Tuesday, August 12, 2014

Remembering That Sultry Dame, Lauren Bacall


Lauren bacall promo photo.jpg 


It's hard to believe that there are people alive today who, upon hearing of the death of Lauren Bacall responded with a quizzical look and a "Who's she?"
But that's what happens when you become a star at a very early age, marry a legend and then become a legend yourself and live to be 89.
Yes, you were part of the great Hollywood studio system in its heyday but you outlived it.
Yes, you were good friends with stars like Katherine Hepburn and Spencer Tracy but you long since outlived them.
Yes, you campaigned for Harry Truman and Adlai Stevenson and Jack Kennedy and you learned to win some and lose some and all that is history now.
Yes, you marched alongside Dr. King for civil rights when they were actually called, civil rights.
Yes, after your movie star days were over, you played The Palace, starring in a big, splashy, old-fashioned Broadway musical but they don't make 'em like that anymore, darling.
And yes, you wrote a classic, tell-all Hollywood memoir and even lived to write a sequel to that but that was when people actually read.
Lauren Bacall did all these things and a whole lot more.
And she lived to tell about it -- and to see the world change and change and change again.
If you only recall her from a line in the song Key Largo ("just like Bogie and Bacall") you didn't really know her.

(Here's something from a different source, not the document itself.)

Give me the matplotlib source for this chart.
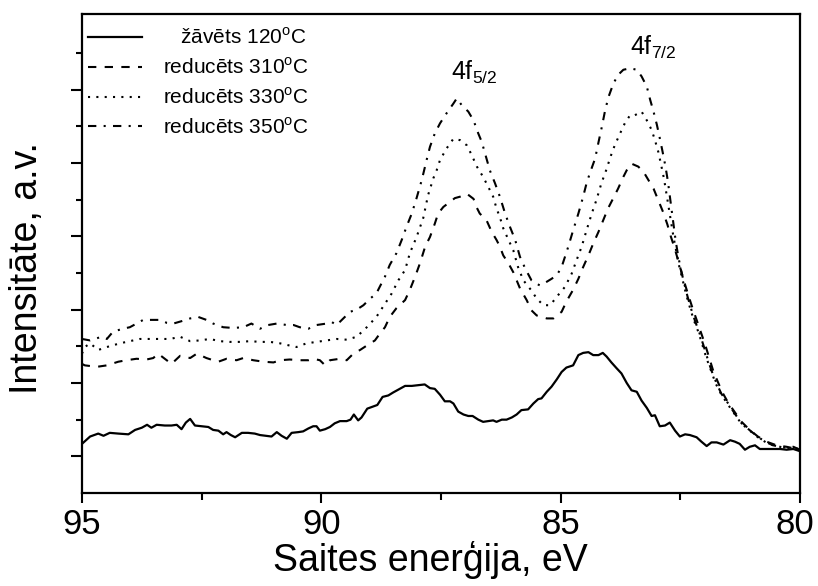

If she's just a smokey, husky voice to you, you knew her a bit better but you still didn't really know her. If you know who said "You don’t have to say anything, and you don’t have to do anything. Not a thing. Oh, maybe just whistle. You know how to whistle, don’t you, Steve? You just put your lips together and … blow, ” then you're getting to the essence of Bacall.
She was the original sultry dame. She was not to be trifled with and she was often one, two, three or more steps ahead of the men who pursued her. She was quick with the retort but slow with her sensual, seductive talents. And then there was that look -- a look that said "Is this what you want? Well, then be prepared to earn it, baby!"
That was Lauren Bacall.
And to talk about her only in tandem with Humphrey Bogart is to do her a great injustice. She stood alone and apart from Bogey even she starred with him in several movie classics. Always, she was s star in her own right.
Lauren Bacall was born Betty Joan Perske on September 16, 1924 in The Bronx.
She first emerged as a leading lady in the Humphrey Bogart film To Have and Have Not (1944) and continued on in the film noir genre, with appearances in Bogart movies The Big Sleep (1946), Dark Passage (1947), and Key Largo (1948), as well as comedic roles in How to Marry a Millionaire (1953) with Marilyn Monroe and Designing Woman (1957) with Gregory Peck. Bacall worked on Broadway in musicals, gaining Tony Awards for Applause in 1970 and Woman of the Year in 1981. Her performance in the movie The Mirror Has Two Faces (1996) earned her a Golden Globe Award and an Academy Award nomination.
In 1999, Bacall was ranked  number 20 of the 25 actresses on the AFI's 100 Years... 100 Stars list by the American Film Institute. In 2009, she was selected by the Academy of Motion Picture Arts and Sciences to receive an Academy Honorary Award "in recognition of her central place in the Golden Age of motion pictures."
Both her parents were Jewish. Her mother emigrated from Romania through Ellis Island and her father was born in New Jersey to Polish-born parents.
She was a first cousin to Shimon Peres, the ninth President of Israel, whose term expired last month. Her parents divorced when she was five, and she took the Romanian form of her mother's last name, Bacall. Bacall no longer saw her father and formed an extremely close bond with her mother. Her mother came to live in California after Bacall became a movie star.
During screen tests for To Have and Have Not (1944), Bacall was nervous. To minimize her quivering, she pressed her chin against her chest and to face the camera, tilted her eyes upward. This effect became known as "The Look", Bacall's trademark.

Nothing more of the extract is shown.